Ambassador to the UK Daniel Taub traveled into the eye of the storm on a visit to Bradford on Monday, and he found a far different reality than the one Galloway outlined.
In his speech Taub gave to a gathering there and made available to the Post, he said that he had a chance to hear the “real voice” of Bradford. “And that’s a voice of tolerance, of understanding, of building bridges not breaking them.”
Calling Galloway’s “Israel-free zone” what is it – a “tolerance- free zone, a progress-free zone, a future-free zone,” Taub said the campaign against Israel was a coalition of haters.
“As long as they are shouting about what they are against, Israel or the West, that coalition sort of hangs together. But when you ask: But what are you for? Are you for women’s rights? Are you for gay rights? Are you for freedom of expression? Then, all of a sudden, that coalition simply falls apart. If you can articulate no positive vision, you have no moral compass. Everyone who shares your hatred is your ally in an axis of hostility.”

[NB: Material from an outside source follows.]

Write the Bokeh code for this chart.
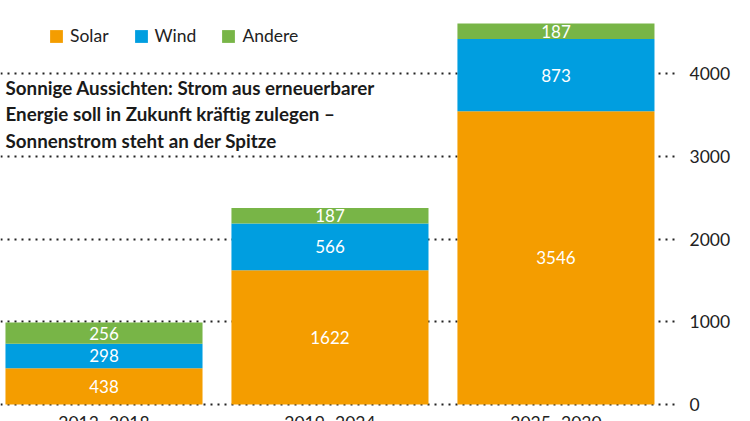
from bokeh.plotting import figure
from bokeh.models import ColumnDataSource, Range1d, FixedTicker, Label
from bokeh.core.properties import value
from bokeh.embed import file_html
from bokeh.resources import INLINE
import numpy as np

categories = ["2013–2018", "2019–2024", "2025–2030"]
solar = [438, 1622, 3546]
wind = [298, 566, 873]
andere = [256, 187, 187]
series = ["Solar", "Wind", "Andere"]
colors = ["#F49D00", "#009EE0", "#78B547"]
y_ticks = [0, 1000, 2000, 3000, 4000, 5000]
title_text = ("Sonnige Aussichten: Strom aus erneuerbarer\n"
              "Energie soll in Zukunft kräftig zulegen –\n"
              "Sonnenstrom steht an der Spitze")

FONT = "Lato"
FH = 421

xs = np.arange(len(categories))
src = ColumnDataSource(dict(x=xs, Solar=solar, Wind=wind, Andere=andere))

p = figure(frame_width=675, frame_height=FH, output_backend="svg",
           toolbar_location=None, x_axis_location=None, y_axis_location="right",
           x_range=Range1d(-0.458, 2.529), y_range=Range1d(-205.6, 4885),
           min_border_left=0, min_border_right=0, min_border_top=0, min_border_bottom=0)
p.outline_line_color = None
p.background_fill_color = "white"

p.vbar_stack(series, x="x", width=0.872, source=src, color=colors,
             line_color=None, legend_label=series)

# segment labels
vals = np.array([solar, wind, andere], dtype=float)
tops = np.cumsum(vals, axis=0)
mids = tops - vals / 2
lx, ly, lt = [], [], []
for i in range(vals.shape[0]):
    for j in range(vals.shape[1]):
        lx.append(xs[j]); ly.append(mids[i, j]); lt.append(str(int(vals[i, j])))
p.text(x=lx, y=ly, text=lt, text_align="center", text_baseline="middle",
       text_color="white", text_font=value(FONT), text_font_size="17px")

# category labels (cut at the bottom like the reference)
p.text(x=xs, y=[0] * len(xs), text=categories, text_align="center", text_baseline="top",
       y_offset=8, text_color="#222222", text_font=value(FONT), text_font_size="17.5px")

# axes / grid
p.yaxis.ticker = FixedTicker(ticks=y_ticks)
p.yaxis.axis_line_color = None
p.yaxis.major_tick_line_color = None
p.yaxis.minor_tick_line_color = None
p.yaxis.major_label_standoff = 8
p.yaxis.major_label_text_font = FONT
p.yaxis.major_label_text_font_size = "17.5px"
p.yaxis.major_label_text_color = "#222222"
p.xgrid.grid_line_color = None
p.ygrid.ticker = FixedTicker(ticks=y_ticks)
p.ygrid.grid_line_color = "#222222"
p.ygrid.grid_line_width = 2
p.ygrid.grid_line_dash = "2 5"

# legend
lg = p.legend[0]
lg.orientation = "horizontal"
lg.location = (48, FH - 46)
lg.margin = 0
lg.padding = 0
lg.spacing = 24
lg.glyph_width = 16
lg.glyph_height = 16
lg.label_height = 16
lg.label_standoff = 6
lg.border_line_color = None
lg.background_fill_alpha = 0
lg.label_text_font = FONT
lg.label_text_font_size = "17.5px"
lg.label_text_color = "#222222"

# title
p.add_layout(Label(x=5, y=FH - 75, x_units="screen", y_units="screen", text=title_text,
                   text_font=FONT, text_font_style="bold", text_font_size="18.8px",
                   text_baseline="top", text_align="left", text_color="#1a1a1a",
                   text_line_height=1.17))

open("out.html", "w").write(file_html(p, INLINE))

That blind hostility has reached the outlandish extreme of targeting kosher food and anyone who buys or sells it. That should be an anathema to anyone who stands on the side of tolerance and free speech and against prejudice and racism.
But, as O’Neil wrote in the Telegraph, have anti-Israel protesters asked themselves why is that, with all of the world’s hot spots where far worse acts are being committed with far more casualties, it is Israel that receives their full attention.
And why is that some of the slurs that were traditionally hurled at Jews – that they ore child-killers, they control global politics, they cause international instability – are now being said about Israel? The answers they give themselves might make it hard for them to continue hiding behind the anti-Israel facade.